- TASK BRIEF -
From the first line of the entries below through the line bearing "var myChart = echarts.init(dom);", write out each line exactly. Omit pictures.

### MATERIAL FOR THE TASK

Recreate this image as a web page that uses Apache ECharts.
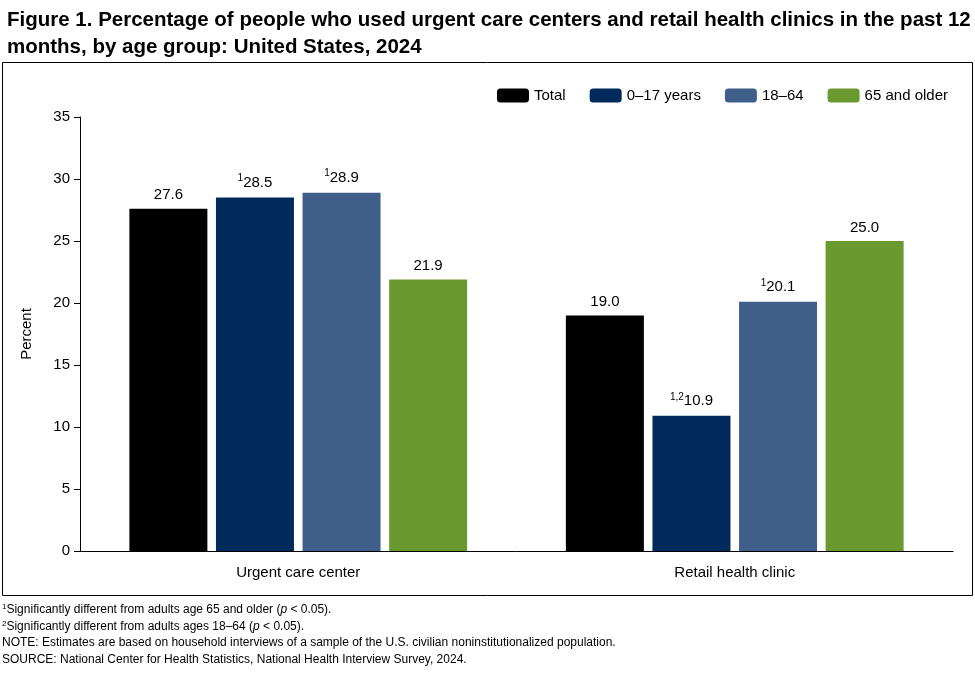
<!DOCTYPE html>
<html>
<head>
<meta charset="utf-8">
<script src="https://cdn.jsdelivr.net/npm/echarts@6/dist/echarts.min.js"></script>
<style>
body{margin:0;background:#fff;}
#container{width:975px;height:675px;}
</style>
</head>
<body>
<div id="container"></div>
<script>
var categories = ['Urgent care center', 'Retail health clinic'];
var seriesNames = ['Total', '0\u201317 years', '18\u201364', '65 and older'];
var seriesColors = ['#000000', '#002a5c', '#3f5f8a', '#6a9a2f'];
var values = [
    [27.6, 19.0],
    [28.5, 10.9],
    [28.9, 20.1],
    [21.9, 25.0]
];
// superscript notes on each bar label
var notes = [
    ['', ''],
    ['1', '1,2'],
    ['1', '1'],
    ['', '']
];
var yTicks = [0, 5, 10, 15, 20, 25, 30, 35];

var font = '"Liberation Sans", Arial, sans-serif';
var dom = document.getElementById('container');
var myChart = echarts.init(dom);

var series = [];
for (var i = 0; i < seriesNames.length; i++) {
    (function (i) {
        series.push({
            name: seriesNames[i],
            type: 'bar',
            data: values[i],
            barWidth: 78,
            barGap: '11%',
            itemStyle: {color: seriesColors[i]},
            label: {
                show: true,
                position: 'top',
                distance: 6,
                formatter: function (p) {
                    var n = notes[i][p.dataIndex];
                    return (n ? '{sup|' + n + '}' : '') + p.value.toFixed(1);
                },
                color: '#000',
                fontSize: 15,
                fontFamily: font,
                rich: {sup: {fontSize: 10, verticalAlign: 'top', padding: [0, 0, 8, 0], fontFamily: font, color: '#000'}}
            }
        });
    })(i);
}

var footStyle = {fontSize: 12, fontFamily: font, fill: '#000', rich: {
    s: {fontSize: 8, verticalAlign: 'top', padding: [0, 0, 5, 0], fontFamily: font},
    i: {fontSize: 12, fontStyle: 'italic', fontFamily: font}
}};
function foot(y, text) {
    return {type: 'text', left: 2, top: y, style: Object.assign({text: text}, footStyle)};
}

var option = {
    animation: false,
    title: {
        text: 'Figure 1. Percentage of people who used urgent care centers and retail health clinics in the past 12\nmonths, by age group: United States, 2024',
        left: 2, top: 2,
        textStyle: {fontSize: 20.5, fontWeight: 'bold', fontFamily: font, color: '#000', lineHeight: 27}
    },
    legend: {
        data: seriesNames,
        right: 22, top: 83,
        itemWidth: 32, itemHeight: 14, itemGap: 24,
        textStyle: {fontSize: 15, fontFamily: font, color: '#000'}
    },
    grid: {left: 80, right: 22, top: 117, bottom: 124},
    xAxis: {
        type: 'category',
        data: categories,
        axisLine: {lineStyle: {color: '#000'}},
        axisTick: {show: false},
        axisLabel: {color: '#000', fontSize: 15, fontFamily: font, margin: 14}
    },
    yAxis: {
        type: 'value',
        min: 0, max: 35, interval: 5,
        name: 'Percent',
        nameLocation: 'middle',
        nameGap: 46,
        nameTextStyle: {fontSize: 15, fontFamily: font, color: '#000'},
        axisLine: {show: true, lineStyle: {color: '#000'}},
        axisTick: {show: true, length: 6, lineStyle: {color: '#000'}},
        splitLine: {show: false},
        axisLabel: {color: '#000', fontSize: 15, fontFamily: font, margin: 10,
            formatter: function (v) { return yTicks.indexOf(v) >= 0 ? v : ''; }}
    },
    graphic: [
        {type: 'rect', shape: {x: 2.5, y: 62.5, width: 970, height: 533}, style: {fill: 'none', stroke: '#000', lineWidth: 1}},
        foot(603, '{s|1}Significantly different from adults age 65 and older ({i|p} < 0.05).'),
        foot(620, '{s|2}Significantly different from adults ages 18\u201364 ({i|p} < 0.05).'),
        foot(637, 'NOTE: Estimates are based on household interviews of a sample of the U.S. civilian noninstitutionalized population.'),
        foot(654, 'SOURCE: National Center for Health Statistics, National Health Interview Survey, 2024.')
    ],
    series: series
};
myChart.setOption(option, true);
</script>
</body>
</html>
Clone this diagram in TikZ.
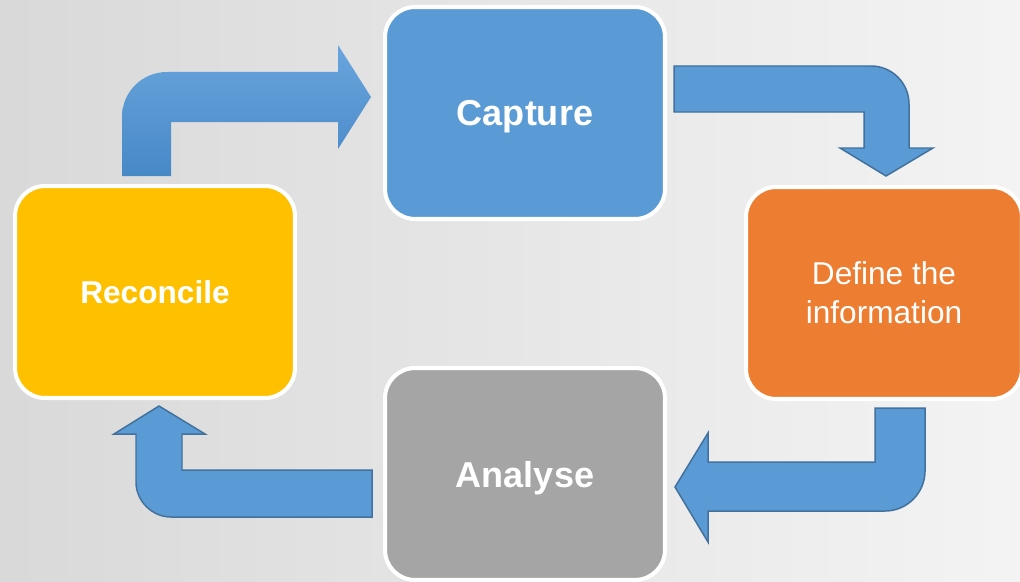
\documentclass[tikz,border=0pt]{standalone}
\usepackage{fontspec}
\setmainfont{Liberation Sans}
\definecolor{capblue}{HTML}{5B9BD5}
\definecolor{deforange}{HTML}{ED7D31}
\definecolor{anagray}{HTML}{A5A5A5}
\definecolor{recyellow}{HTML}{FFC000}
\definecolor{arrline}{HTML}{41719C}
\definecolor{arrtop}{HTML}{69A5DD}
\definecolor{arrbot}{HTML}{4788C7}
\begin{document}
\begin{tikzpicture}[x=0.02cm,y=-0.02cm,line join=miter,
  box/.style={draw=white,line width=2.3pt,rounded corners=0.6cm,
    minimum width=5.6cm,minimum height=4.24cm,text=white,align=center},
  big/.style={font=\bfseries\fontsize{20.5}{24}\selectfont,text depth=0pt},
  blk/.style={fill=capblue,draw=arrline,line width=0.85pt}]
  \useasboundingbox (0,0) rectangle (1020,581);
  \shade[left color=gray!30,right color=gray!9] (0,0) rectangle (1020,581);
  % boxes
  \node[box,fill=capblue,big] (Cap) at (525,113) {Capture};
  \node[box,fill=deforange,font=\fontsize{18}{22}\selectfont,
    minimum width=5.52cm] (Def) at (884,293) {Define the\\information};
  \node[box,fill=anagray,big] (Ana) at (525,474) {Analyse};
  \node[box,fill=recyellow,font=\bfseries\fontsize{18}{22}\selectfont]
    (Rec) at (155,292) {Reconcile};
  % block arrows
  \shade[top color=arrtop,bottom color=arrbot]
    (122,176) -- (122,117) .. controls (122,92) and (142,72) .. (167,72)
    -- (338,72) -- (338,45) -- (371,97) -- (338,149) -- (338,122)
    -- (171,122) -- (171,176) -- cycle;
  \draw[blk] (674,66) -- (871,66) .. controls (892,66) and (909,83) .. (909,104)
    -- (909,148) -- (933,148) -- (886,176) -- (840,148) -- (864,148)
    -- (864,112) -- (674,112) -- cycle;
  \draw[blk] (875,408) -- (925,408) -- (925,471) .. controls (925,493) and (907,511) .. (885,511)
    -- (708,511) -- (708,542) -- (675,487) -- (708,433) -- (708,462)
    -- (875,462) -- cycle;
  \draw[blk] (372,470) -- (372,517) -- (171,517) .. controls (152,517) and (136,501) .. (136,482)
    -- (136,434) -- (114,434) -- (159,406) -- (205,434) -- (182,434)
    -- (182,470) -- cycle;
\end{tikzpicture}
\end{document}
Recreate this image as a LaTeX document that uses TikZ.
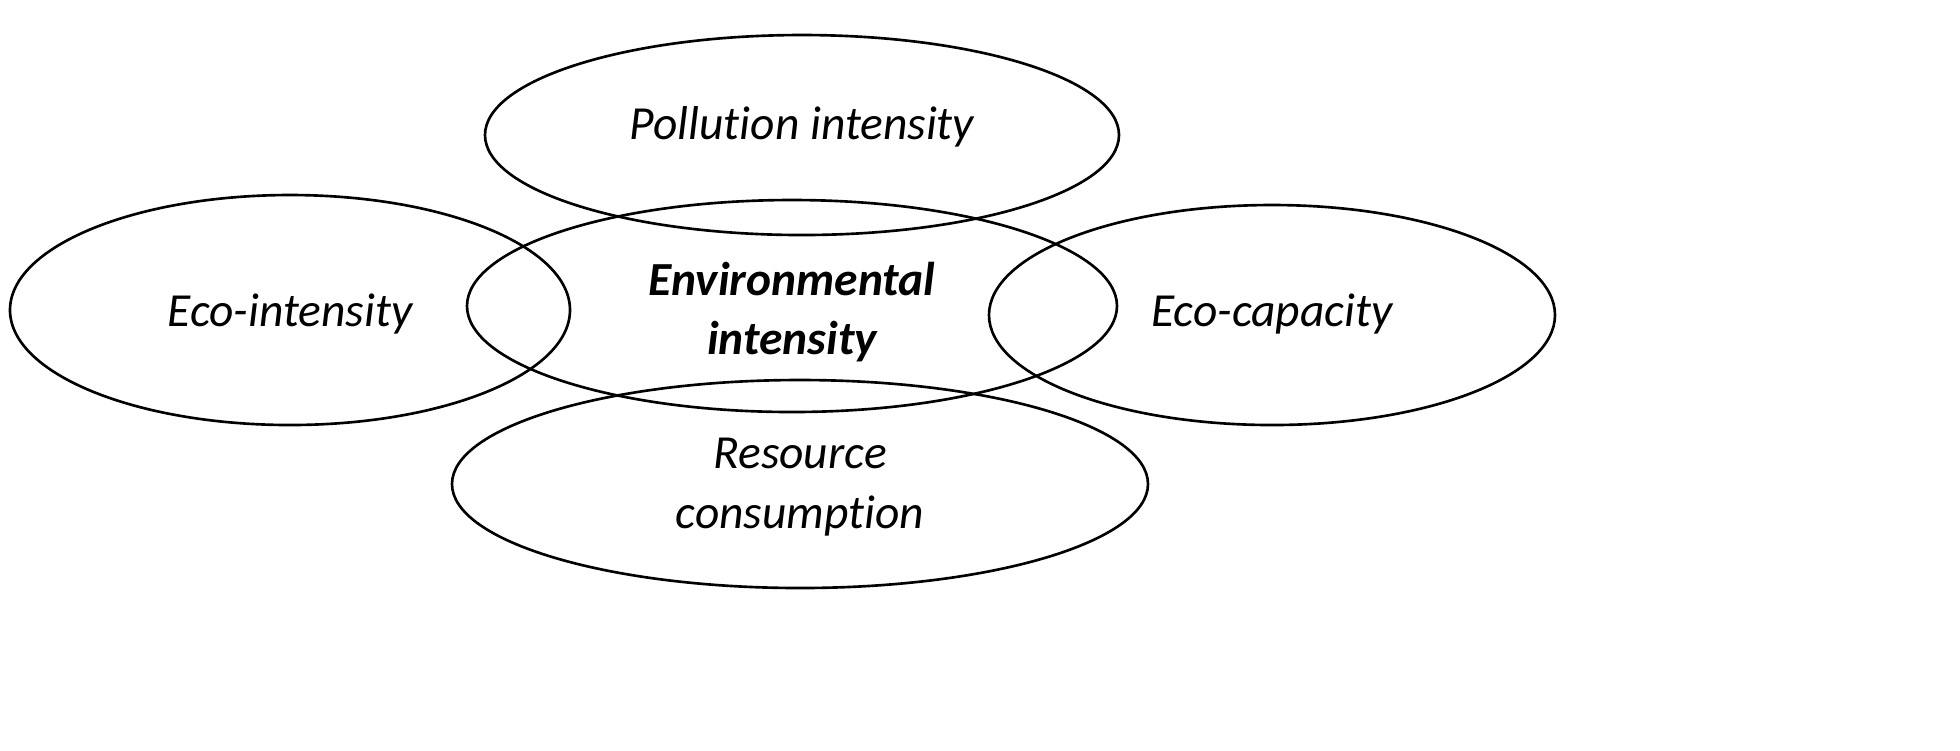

######

- THE SOLUTION -
Recreate this image as a web page that uses Apache ECharts.
<!DOCTYPE html>
<html>
<head>
<meta charset="utf-8">
<script src="https://cdn.jsdelivr.net/npm/echarts@6/dist/echarts.min.js"></script>
<style>
body{margin:0;background:#fff;}
#container{width:975px;height:675px;}
</style>
</head>
<body>
<div id="container"></div>
<script>
var categories = ['Urgent care center', 'Retail health clinic'];
var seriesNames = ['Total', '0\u201317 years', '18\u201364', '65 and older'];
var seriesColors = ['#000000', '#002a5c', '#3f5f8a', '#6a9a2f'];
var values = [
    [27.6, 19.0],
    [28.5, 10.9],
    [28.9, 20.1],
    [21.9, 25.0]
];
// superscript notes on each bar label
var notes = [
    ['', ''],
    ['1', '1,2'],
    ['1', '1'],
    ['', '']
];
var yTicks = [0, 5, 10, 15, 20, 25, 30, 35];

var font = '"Liberation Sans", Arial, sans-serif';
var dom = document.getElementById('container');
var myChart = echarts.init(dom);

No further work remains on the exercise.